Set all the material down again unchanged, without the pictures.

== Provided material ==
# # #

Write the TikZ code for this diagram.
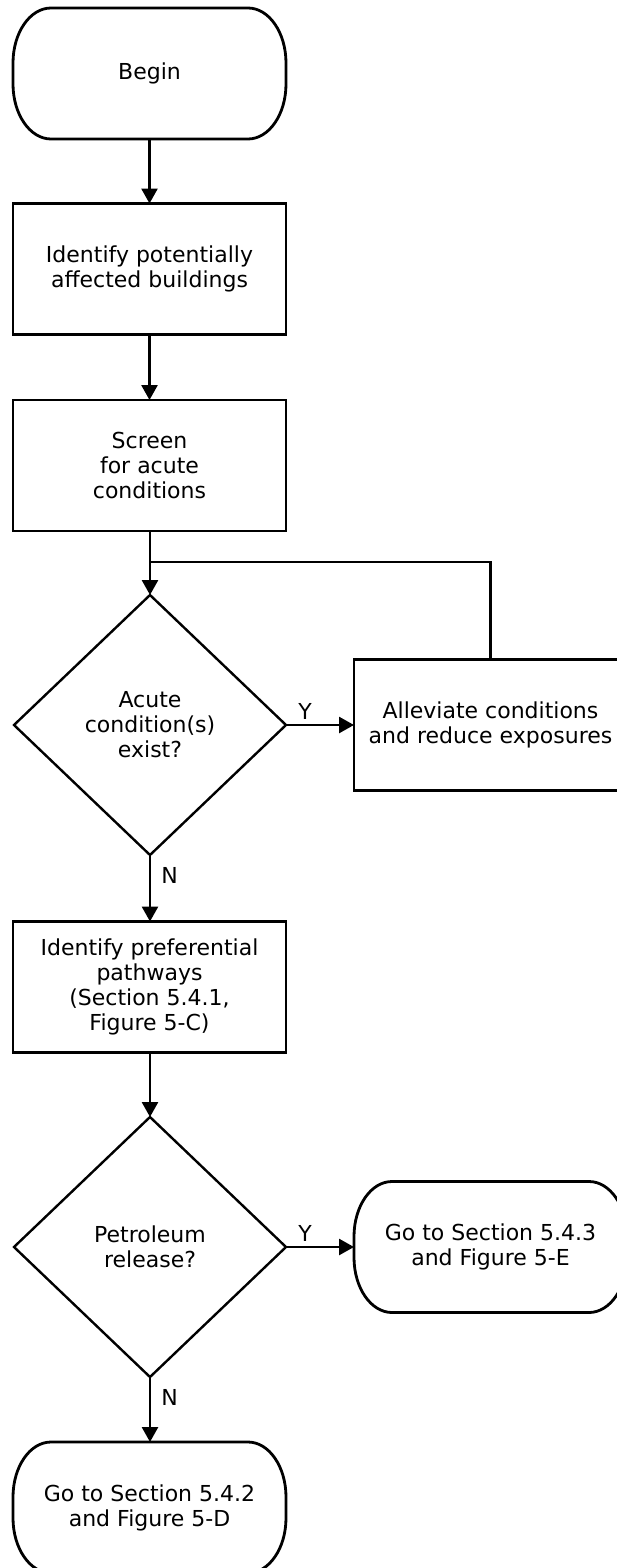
\documentclass[tikz,border=0pt]{standalone}
\usepackage{fontspec}
\setmainfont{DejaVu Sans}
\usetikzlibrary{shapes.geometric,arrows.meta}
\tikzset{
  every node/.style={font=\fontsize{22}{25}\selectfont, align=center, inner sep=0pt},
  boxline/.style={line width=2.8pt, line join=miter},
  procbox/.style={rectangle, draw, boxline, minimum width=273pt, minimum height=131pt, outer sep=0pt},
  termbox/.style={rectangle, minimum width=273pt, minimum height=131pt, outer sep=0pt},
  decbox/.style={diamond, draw, line width=2.4pt, minimum width=272pt, minimum height=260pt, aspect=1.046, outer sep=0pt},
  conn/.style={line width=2.7pt},
  arr/.style={conn, -{Triangle[length=15pt,width=16pt]}},
  lbl/.style={font=\fontsize{22}{25}\selectfont}
}
\newcommand{\stadiumoutline}[1]{%
  \draw[boxline] ([xshift=38pt]#1.north west) -- ([xshift=-38pt]#1.north east)
    arc[start angle=90, end angle=0, x radius=38pt, y radius=55pt]
    -- ([yshift=55pt]#1.south east)
    arc[start angle=0, end angle=-90, x radius=38pt, y radius=55pt]
    -- ([xshift=38pt]#1.south west)
    arc[start angle=270, end angle=180, x radius=38pt, y radius=55pt]
    -- ([yshift=-55pt]#1.north west)
    arc[start angle=180, end angle=90, x radius=38pt, y radius=55pt] -- cycle;}
\begin{document}
\begin{tikzpicture}[x=1pt,y=1pt]
\useasboundingbox (0,0) rectangle (617,-1568);

\node[termbox] (begin) at (149.5,-73.5) {Begin};
\stadiumoutline{begin}
\node[procbox] (ident) at (149.5,-269) {Identify potentially\\affected buildings};
\node[procbox] (screen) at (149.5,-465.5) {Screen\\for acute\\conditions};
\node[decbox] (acute) at (150,-725) {Acute\\condition(s)\\exist?};
\node[procbox] (allev) at (490.5,-725) {Alleviate conditions\\and reduce exposures};
\node[procbox] (pref) at (149.5,-987) {Identify preferential\\pathways\\(Section 5.4.1,\\Figure 5-C)};
\node[decbox] (petro) at (150,-1247) {Petroleum\\release?};
\node[termbox] (go543) at (490.5,-1247) {Go to Section 5.4.3\\and Figure 5-E};
\stadiumoutline{go543}
\node[termbox] (go542) at (149.5,-1507.5) {Go to Section 5.4.2\\and Figure 5-D};
\stadiumoutline{go542}

\coordinate (join) at (150,-562);

\draw[arr] (begin) -- (ident);
\draw[arr] (ident) -- (screen);
\draw[arr] (screen.south -| acute.north) -- (acute.north);
\draw[conn] (allev.north) |- (join);
\draw[arr] (acute.east) -- (allev.west) node[lbl, pos=0.28, anchor=base, yshift=6pt] {Y};
\draw[arr] (acute.south) -- (pref.north -| acute.south) node[lbl, pos=0.31, anchor=west, xshift=10pt] {N};
\draw[arr] (pref.south -| petro.north) -- (petro.north);
\draw[arr] (petro.east) -- (go543.west) node[lbl, pos=0.28, anchor=base, yshift=6pt] {Y};
\draw[arr] (petro.south) -- (go542.north -| petro.south) node[lbl, pos=0.31, anchor=west, xshift=10pt] {N};
\end{tikzpicture}
\end{document}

# # #

== Exercise answer ==
Write the TikZ code for this diagram.
\documentclass[tikz,border=0pt]{standalone}
\usepackage{fontspec}
\setmainfont{DejaVu Sans}
\usetikzlibrary{shapes.geometric,arrows.meta}
\tikzset{
  every node/.style={font=\fontsize{22}{25}\selectfont, align=center, inner sep=0pt},
  boxline/.style={line width=2.8pt, line join=miter},
  procbox/.style={rectangle, draw, boxline, minimum width=273pt, minimum height=131pt, outer sep=0pt},
  termbox/.style={rectangle, minimum width=273pt, minimum height=131pt, outer sep=0pt},
  decbox/.style={diamond, draw, line width=2.4pt, minimum width=272pt, minimum height=260pt, aspect=1.046, outer sep=0pt},
  conn/.style={line width=2.7pt},
  arr/.style={conn, -{Triangle[length=15pt,width=16pt]}},
  lbl/.style={font=\fontsize{22}{25}\selectfont}
}
\newcommand{\stadiumoutline}[1]{%
  \draw[boxline] ([xshift=38pt]#1.north west) -- ([xshift=-38pt]#1.north east)
    arc[start angle=90, end angle=0, x radius=38pt, y radius=55pt]
    -- ([yshift=55pt]#1.south east)
    arc[start angle=0, end angle=-90, x radius=38pt, y radius=55pt]
    -- ([xshift=38pt]#1.south west)
    arc[start angle=270, end angle=180, x radius=38pt, y radius=55pt]
    -- ([yshift=-55pt]#1.north west)
    arc[start angle=180, end angle=90, x radius=38pt, y radius=55pt] -- cycle;}
\begin{document}
\begin{tikzpicture}[x=1pt,y=1pt]
\useasboundingbox (0,0) rectangle (617,-1568);

\node[termbox] (begin) at (149.5,-73.5) {Begin};
\stadiumoutline{begin}
\node[procbox] (ident) at (149.5,-269) {Identify potentially\\affected buildings};
\node[procbox] (screen) at (149.5,-465.5) {Screen\\for acute\\conditions};
\node[decbox] (acute) at (150,-725) {Acute\\condition(s)\\exist?};
\node[procbox] (allev) at (490.5,-725) {Alleviate conditions\\and reduce exposures};
\node[procbox] (pref) at (149.5,-987) {Identify preferential\\pathways\\(Section 5.4.1,\\Figure 5-C)};
\node[decbox] (petro) at (150,-1247) {Petroleum\\release?};
\node[termbox] (go543) at (490.5,-1247) {Go to Section 5.4.3\\and Figure 5-E};
\stadiumoutline{go543}
\node[termbox] (go542) at (149.5,-1507.5) {Go to Section 5.4.2\\and Figure 5-D};
\stadiumoutline{go542}

\coordinate (join) at (150,-562);

\draw[arr] (begin) -- (ident);
\draw[arr] (ident) -- (screen);
\draw[arr] (screen.south -| acute.north) -- (acute.north);
\draw[conn] (allev.north) |- (join);
\draw[arr] (acute.east) -- (allev.west) node[lbl, pos=0.28, anchor=base, yshift=6pt] {Y};
\draw[arr] (acute.south) -- (pref.north -| acute.south) node[lbl, pos=0.31, anchor=west, xshift=10pt] {N};
\draw[arr] (pref.south -| petro.north) -- (petro.north);
\draw[arr] (petro.east) -- (go543.west) node[lbl, pos=0.28, anchor=base, yshift=6pt] {Y};
\draw[arr] (petro.south) -- (go542.north -| petro.south) node[lbl, pos=0.31, anchor=west, xshift=10pt] {N};
\end{tikzpicture}
\end{document}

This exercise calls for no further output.